[start Raw data]
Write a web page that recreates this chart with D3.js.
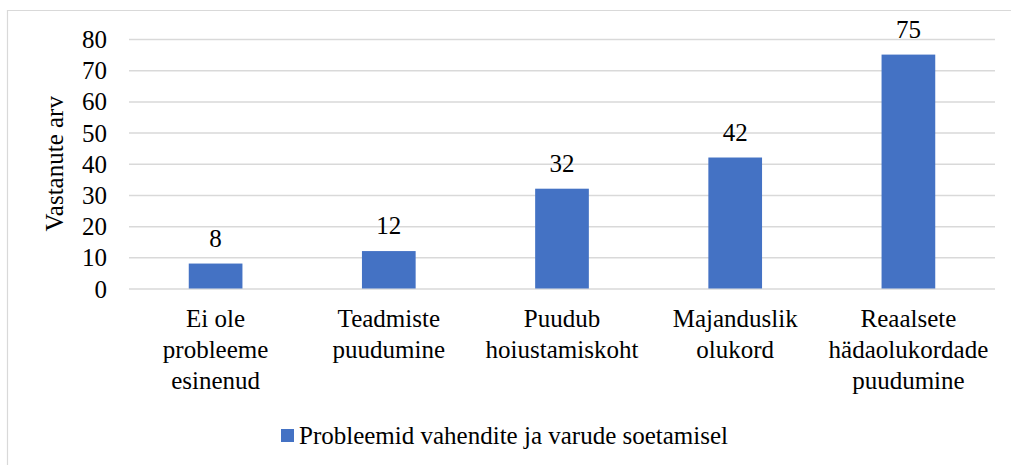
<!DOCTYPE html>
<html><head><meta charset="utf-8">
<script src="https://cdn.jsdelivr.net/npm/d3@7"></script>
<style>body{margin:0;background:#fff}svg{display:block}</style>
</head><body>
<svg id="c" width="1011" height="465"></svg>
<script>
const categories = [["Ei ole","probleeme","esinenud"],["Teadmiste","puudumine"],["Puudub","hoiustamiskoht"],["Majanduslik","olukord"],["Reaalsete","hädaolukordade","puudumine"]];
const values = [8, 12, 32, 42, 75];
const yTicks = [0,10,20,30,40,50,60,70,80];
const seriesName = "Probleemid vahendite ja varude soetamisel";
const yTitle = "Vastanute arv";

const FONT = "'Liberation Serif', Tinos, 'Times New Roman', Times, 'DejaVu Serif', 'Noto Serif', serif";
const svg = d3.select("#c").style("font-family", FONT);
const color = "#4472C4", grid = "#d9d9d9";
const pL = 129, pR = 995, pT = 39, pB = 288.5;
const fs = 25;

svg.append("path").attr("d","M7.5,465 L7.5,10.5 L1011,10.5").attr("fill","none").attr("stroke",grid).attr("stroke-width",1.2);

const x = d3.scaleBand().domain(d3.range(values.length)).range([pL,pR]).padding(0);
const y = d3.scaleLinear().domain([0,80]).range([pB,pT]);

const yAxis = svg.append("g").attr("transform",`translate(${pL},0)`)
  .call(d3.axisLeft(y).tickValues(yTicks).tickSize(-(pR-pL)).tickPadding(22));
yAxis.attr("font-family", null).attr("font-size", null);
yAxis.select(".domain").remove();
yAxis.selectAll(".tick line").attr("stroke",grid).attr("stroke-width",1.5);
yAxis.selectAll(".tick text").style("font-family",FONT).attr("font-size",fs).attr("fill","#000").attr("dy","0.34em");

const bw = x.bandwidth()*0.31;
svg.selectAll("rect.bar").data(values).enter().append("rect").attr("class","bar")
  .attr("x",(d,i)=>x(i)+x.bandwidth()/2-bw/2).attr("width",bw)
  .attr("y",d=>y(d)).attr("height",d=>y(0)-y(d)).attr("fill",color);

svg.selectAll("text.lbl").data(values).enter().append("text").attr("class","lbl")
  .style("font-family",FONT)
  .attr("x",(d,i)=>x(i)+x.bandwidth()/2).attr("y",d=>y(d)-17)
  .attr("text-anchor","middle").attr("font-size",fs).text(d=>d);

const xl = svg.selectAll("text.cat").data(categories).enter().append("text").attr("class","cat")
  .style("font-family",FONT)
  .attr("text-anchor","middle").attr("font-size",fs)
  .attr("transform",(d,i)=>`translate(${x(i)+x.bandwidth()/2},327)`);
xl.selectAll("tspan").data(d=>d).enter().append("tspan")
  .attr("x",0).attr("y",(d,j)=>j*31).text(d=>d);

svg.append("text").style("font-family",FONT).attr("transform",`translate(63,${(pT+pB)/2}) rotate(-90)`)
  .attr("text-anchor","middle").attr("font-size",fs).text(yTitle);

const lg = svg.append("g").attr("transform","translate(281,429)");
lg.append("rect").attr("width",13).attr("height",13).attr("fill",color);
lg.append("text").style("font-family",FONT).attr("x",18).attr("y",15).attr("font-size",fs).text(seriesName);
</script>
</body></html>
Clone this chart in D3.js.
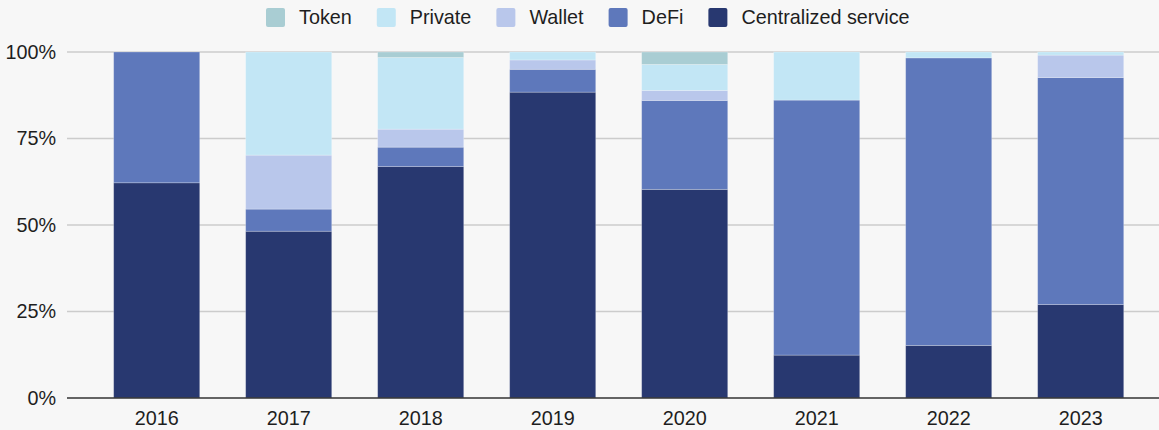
[end Raw data]
Requirements: Copy the material above in full and exactly, skipping pictures.

Reply:
Write a web page that recreates this chart with D3.js.
<!DOCTYPE html>
<html><head><meta charset="utf-8">
<script src="https://cdn.jsdelivr.net/npm/d3@7"></script>
<style>body{margin:0;background:#fff}svg{display:block}</style>
</head><body>
<svg id="c" width="1011" height="465"></svg>
<script>
const categories = [["Ei ole","probleeme","esinenud"],["Teadmiste","puudumine"],["Puudub","hoiustamiskoht"],["Majanduslik","olukord"],["Reaalsete","hädaolukordade","puudumine"]];
const values = [8, 12, 32, 42, 75];
const yTicks = [0,10,20,30,40,50,60,70,80];
const seriesName = "Probleemid vahendite ja varude soetamisel";
const yTitle = "Vastanute arv";

const FONT = "'Liberation Serif', Tinos, 'Times New Roman', Times, 'DejaVu Serif', 'Noto Serif', serif";
const svg = d3.select("#c").style("font-family", FONT);
const color = "#4472C4", grid = "#d9d9d9";
const pL = 129, pR = 995, pT = 39, pB = 288.5;
const fs = 25;

svg.append("path").attr("d","M7.5,465 L7.5,10.5 L1011,10.5").attr("fill","none").attr("stroke",grid).attr("stroke-width",1.2);

const x = d3.scaleBand().domain(d3.range(values.length)).range([pL,pR]).padding(0);
const y = d3.scaleLinear().domain([0,80]).range([pB,pT]);

const yAxis = svg.append("g").attr("transform",`translate(${pL},0)`)
  .call(d3.axisLeft(y).tickValues(yTicks).tickSize(-(pR-pL)).tickPadding(22));
yAxis.attr("font-family", null).attr("font-size", null);
yAxis.select(".domain").remove();
yAxis.selectAll(".tick line").attr("stroke",grid).attr("stroke-width",1.5);
yAxis.selectAll(".tick text").style("font-family",FONT).attr("font-size",fs).attr("fill","#000").attr("dy","0.34em");

const bw = x.bandwidth()*0.31;
svg.selectAll("rect.bar").data(values).enter().append("rect").attr("class","bar")
  .attr("x",(d,i)=>x(i)+x.bandwidth()/2-bw/2).attr("width",bw)
  .attr("y",d=>y(d)).attr("height",d=>y(0)-y(d)).attr("fill",color);

svg.selectAll("text.lbl").data(values).enter().append("text").attr("class","lbl")
  .style("font-family",FONT)
  .attr("x",(d,i)=>x(i)+x.bandwidth()/2).attr("y",d=>y(d)-17)
  .attr("text-anchor","middle").attr("font-size",fs).text(d=>d);

const xl = svg.selectAll("text.cat").data(categories).enter().append("text").attr("class","cat")
  .style("font-family",FONT)
  .attr("text-anchor","middle").attr("font-size",fs)
  .attr("transform",(d,i)=>`translate(${x(i)+x.bandwidth()/2},327)`);
xl.selectAll("tspan").data(d=>d).enter().append("tspan")
  .attr("x",0).attr("y",(d,j)=>j*31).text(d=>d);

svg.append("text").style("font-family",FONT).attr("transform",`translate(63,${(pT+pB)/2}) rotate(-90)`)
  .attr("text-anchor","middle").attr("font-size",fs).text(yTitle);

const lg = svg.append("g").attr("transform","translate(281,429)");
lg.append("rect").attr("width",13).attr("height",13).attr("fill",color);
lg.append("text").style("font-family",FONT).attr("x",18).attr("y",15).attr("font-size",fs).text(seriesName);
</script>
</body></html>
Clone this chart in D3.js.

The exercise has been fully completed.